◆ GIVEN REQUEST
Extract word for word the lines of the listing from its start to the line holding "const yTicks = [0, 0.1, 0.2, 0.3, 0.4, 0.5, 0.6, 0.7];", both ends kept; pictures are not part of the copy.

◆ RECORDED DATA
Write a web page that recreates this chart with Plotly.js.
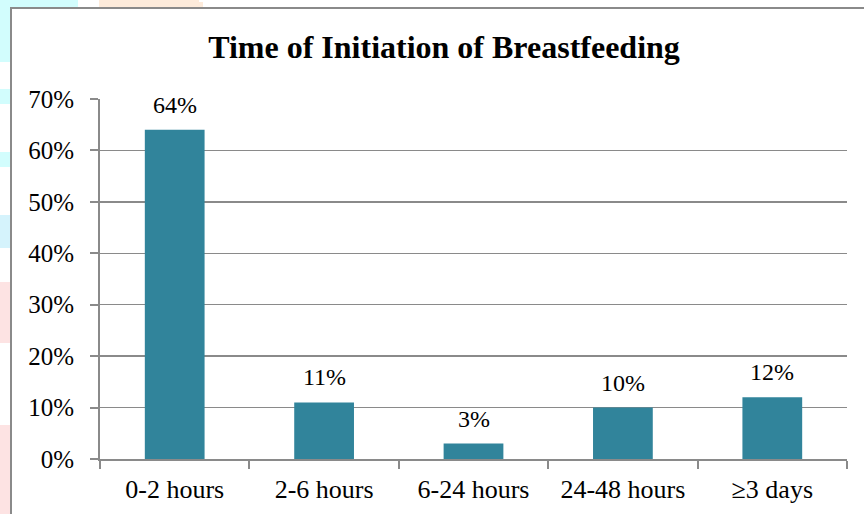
<!DOCTYPE html>
<html>
<head>
<meta charset="utf-8">
<script src="https://cdn.plot.ly/plotly-3.0.1.min.js"></script>
<style>html,body{margin:0;padding:0;background:#fff;}#chart{width:864px;height:514px;}</style>
</head>
<body>
<div id="chart"></div>
<script>
const categories = ["0-2 hours", "2-6 hours", "6-24 hours", "24-48 hours", "\u22653 days"];
const values = [0.64, 0.11, 0.03, 0.10, 0.12];
const labels = ["64%", "11%", "3%", "10%", "12%"];
const yTicks = [0, 0.1, 0.2, 0.3, 0.4, 0.5, 0.6, 0.7];

const W = 864, H = 514;
const m = {l: 100, r: 17, t: 99, b: 55};
const pw = W - m.l - m.r, ph = H - m.t - m.b;
const px = v => (v - m.l) / pw;
const py = v => (H - m.b - v) / ph;
const FONT = '"Liberation Serif", "Times New Roman", serif';

function rectPx(x0, y0, x1, y1, fill) {
  return {type: 'rect', xref: 'paper', yref: 'paper', layer: 'below',
    x0: px(x0), x1: px(x1), y0: py(y1), y1: py(y0),
    fillcolor: fill, line: {width: 0}};
}

const shapes = [
  rectPx(0, 0, 78, 8, '#d2fdfd'),
  rectPx(99, 0, 199, 8, '#fdebdb'),
  rectPx(199, 2, 203, 8, '#fdebdb'),
  rectPx(0, 0, 10, 62, '#d2fdfd'),
  rectPx(0, 89, 10, 104, '#d2fdfd'),
  rectPx(0, 152, 10, 167, '#d2fdfd'),
  rectPx(0, 215, 10, 248, '#d5f3fc'),
  rectPx(0, 282, 10, 343, '#fde3e3'),
  rectPx(0, 425, 10, 514, '#fde3e3'),
  {type: 'rect', xref: 'paper', yref: 'paper', layer: 'below',
    x0: px(11), x1: px(880), y0: py(530), y1: py(8),
    fillcolor: '#ffffff', line: {color: '#8a8a8a', width: 2}}
];

const annotations = categories.map((c, i) => ({
  x: c, y: values[i], xref: 'x', yref: 'y', text: labels[i],
  showarrow: false, yanchor: 'middle', yshift: 25,
  font: {family: FONT, size: 24, color: '#000'}
}));

const trace = {
  type: 'bar', x: categories, y: values,
  marker: {color: '#31849b', line: {width: 0}},
  hoverinfo: 'skip'
};

const axisCol = '#8a8a8a';
const layout = {
  width: W, height: H,
  margin: m,
  paper_bgcolor: '#ffffff',
  plot_bgcolor: 'rgba(0,0,0,0)',
  showlegend: false,
  bargap: 0.6,
  title: {text: '<b>Time of Initiation of Breastfeeding</b>',
    font: {family: FONT, size: 32, color: '#000'},
    x: 444 / W, xref: 'container', xanchor: 'center',
    y: 1 - 47 / H, yanchor: 'middle'},
  xaxis: {
    type: 'category', tickson: 'boundaries',
    ticks: 'outside', ticklen: 8, tickcolor: axisCol, tickwidth: 2,
    showline: true, linecolor: axisCol, linewidth: 2,
    showgrid: false, zeroline: false,
    tickfont: {family: FONT, size: 26, color: '#000'},
    ticklabelstandoff: 6
  },
  yaxis: {
    range: [0, 0.7], tickvals: yTicks, tickformat: '.0%',
    ticks: 'outside', ticklen: 8, tickcolor: axisCol, tickwidth: 2,
    showline: true, linecolor: axisCol, linewidth: 2,
    showgrid: true, gridcolor: axisCol, gridwidth: 1.5,
    zeroline: false,
    tickfont: {family: FONT, size: 25, color: '#000'},
    ticklabelstandoff: 11
  },
  shapes: shapes,
  annotations: annotations
};

Plotly.newPlot('chart', [trace], layout, {staticPlot: true, displayModeBar: false});
</script>
</body>
</html>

◆ RESPONSE BELOW
Write a web page that recreates this chart with Plotly.js.
<!DOCTYPE html>
<html>
<head>
<meta charset="utf-8">
<script src="https://cdn.plot.ly/plotly-3.0.1.min.js"></script>
<style>html,body{margin:0;padding:0;background:#fff;}#chart{width:864px;height:514px;}</style>
</head>
<body>
<div id="chart"></div>
<script>
const categories = ["0-2 hours", "2-6 hours", "6-24 hours", "24-48 hours", "\u22653 days"];
const values = [0.64, 0.11, 0.03, 0.10, 0.12];
const labels = ["64%", "11%", "3%", "10%", "12%"];
const yTicks = [0, 0.1, 0.2, 0.3, 0.4, 0.5, 0.6, 0.7];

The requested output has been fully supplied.